The GBP/USD pair refreshed YTD low during the mid-European session, albeit lacked follow-through and so far, has managed to hold above the 1.3300 round-figure mark.
The British pound drew some support on Thursday from the latest signs that a further breakdown of the post-Brexit UK-EU relations is not imminent. Reports indicate that Britain would hold off suspending parts of the Brexit divorce deal relating to Northern Ireland for as long as talks with the EU remain constructive. This, along with the firming expectations for an interest rate hike by the Bank of England in December, assisted the GBP/USD pair to gain some positive traction during the early part of the trading action on Thursday.
On the other hand, the US dollar witnessed some profit-taking following the recent strong runup to a 16-month peak and contributed to the GBP/USD pair's early uptick. That said, the worsening row over the post-Brexit fishing rights between France and Britain kept a lid on any meaningful gains for the sterling. In the latest development, French fishermen were reportedly planning to block British vessels' access to French ports in protest against Britain's refusal to grant them more licences to operate in UK territorial waters.
Meanwhile, the USD corrective pullback remained cushioned amid growing market acceptance that the Fed would be forced to adopt a more aggressive policy response to contain rising inflationary pressures.

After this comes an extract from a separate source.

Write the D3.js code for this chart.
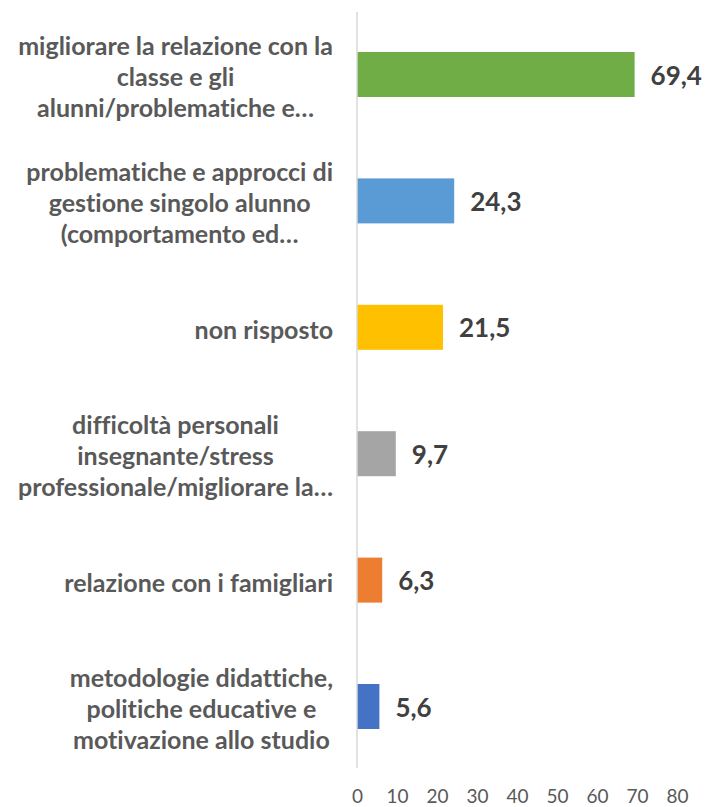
<!DOCTYPE html>
<html>
<head>
<meta charset="utf-8">
<script src="https://cdn.jsdelivr.net/npm/d3@7"></script>
<style>
  html, body { margin: 0; padding: 0; background: #fff; }
  svg { display: block; font-family: Lato, 'Open Sans', sans-serif; font-variant-ligatures: none; }
</style>
</head>
<body>
<div id="chart"></div>
<script>
// data, top to bottom
const categories = [
  'migliorare la relazione con la classe e gli alunni/problematiche e…',
  'problematiche e approcci di gestione singolo alunno (comportamento ed…',
  'non risposto',
  'difficoltà personali insegnante/stress professionale/migliorare la…',
  'relazione con i famigliari',
  'metodologie didattiche, politiche educative e motivazione allo studio'
];
// how the category text wraps on the chart
const categoryLines = [
  ['migliorare la relazione con la', 'classe e gli', 'alunni/problematiche e…'],
  ['problematiche e approcci di', 'gestione singolo alunno', '(comportamento ed…'],
  ['non risposto'],
  ['difficoltà personali', 'insegnante/stress', 'professionale/migliorare la…'],
  ['relazione con i famigliari'],
  ['metodologie didattiche,', 'politiche educative e', 'motivazione allo studio']
];
const values = [69.4, 24.3, 21.5, 9.7, 6.3, 5.6];
const xTicks = [0, 10, 20, 30, 40, 50, 60, 70, 80];

const palette = ['#70AD47', '#5B9BD5', '#FFC000', '#A5A5A5', '#ED7D31', '#4472C4'];

const width = 707, height = 807;
const margin = { top: 11.3, bottom: 37.3, left: 357, right: 30 };
const labelRight = 333, lineH = 31;

const svg = d3.select('#chart').append('svg')
  .attr('width', width).attr('height', height)
  .attr('viewBox', [0, 0, width, height]);

const x = d3.scaleLinear().domain([0, 80]).range([margin.left, 677]);
const y = d3.scaleBand().domain(categories)
  .range([margin.top, height - margin.bottom])
  .paddingInner(0.644).paddingOuter(0.322);

// bars
svg.append('g').selectAll('rect').data(values).join('rect')
  .attr('x', x(0))
  .attr('y', (d, i) => y(categories[i]))
  .attr('width', d => x(d) - x(0))
  .attr('height', y.bandwidth())
  .attr('fill', (d, i) => palette[i]);

// vertical axis line
svg.append('line')
  .attr('x1', x(0)).attr('x2', x(0))
  .attr('y1', 12).attr('y2', 768)
  .attr('stroke', '#d9d9d9').attr('stroke-width', 1.5);

// x axis labels only
const ax = svg.append('g')
  .attr('transform', `translate(0,${height - margin.bottom})`)
  .call(d3.axisBottom(x).tickValues(xTicks).tickSize(0).tickPadding(20)
    .tickFormat(d3.format('d')));
ax.select('.domain').remove();
ax.selectAll('text')
  .attr('font-family', 'Lato, sans-serif')
  .attr('font-size', 19)
  .attr('fill', '#595959');

// value labels
const fmt = v => d3.format('.1f')(v).replace('.', ',');
svg.append('g').selectAll('text').data(values).join('text')
  .attr('x', d => x(d) + 16)
  .attr('y', (d, i) => y(categories[i]) + y.bandwidth() / 2)
  .attr('dominant-baseline', 'central')
  .attr('font-size', 26)
  .attr('font-weight', 'bold')
  .attr('fill', '#404040')
  .text(fmt);

// category labels: block right-aligned, lines centred inside it
const cg = svg.append('g')
  .attr('font-size', 25)
  .attr('font-weight', 'bold')
  .attr('fill', '#595959');
categories.forEach((c, i) => {
  const lines = categoryLines[i];
  const cy = y(c) + y.bandwidth() / 2 + 1.5;
  const t = cg.append('text').attr('text-anchor', 'middle');
  const spans = lines.map((s, k) => t.append('tspan')
    .attr('y', cy + (k - (lines.length - 1) / 2) * lineH)
    .attr('dominant-baseline', 'central')
    .text(s));
  const w = d3.max(spans, s => s.node().getComputedTextLength());
  spans.forEach(s => s.attr('x', labelRight - w / 2));
});
</script>
</body>
</html>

The bets were reinforced by Wednesday's release of the US PCE Price Index, which accelerated to a 30-year high in October. Adding to this, the minutes of the November FOMC meeting revealed that were open to speeding up the tapering of the bond-buying program and moving quickly to raise interest rates if high inflation persists.
The fundamental backdrop favours bearish traders, though relatively thin liquidity conditions on the back of the Thanksgiving holiday in the US warrant some caution. This makes it prudent to wait for a sustained break through the 1.3300 round figure before positioning for an extension of the recent decline from levels just above the key 1.3500 psychological mark.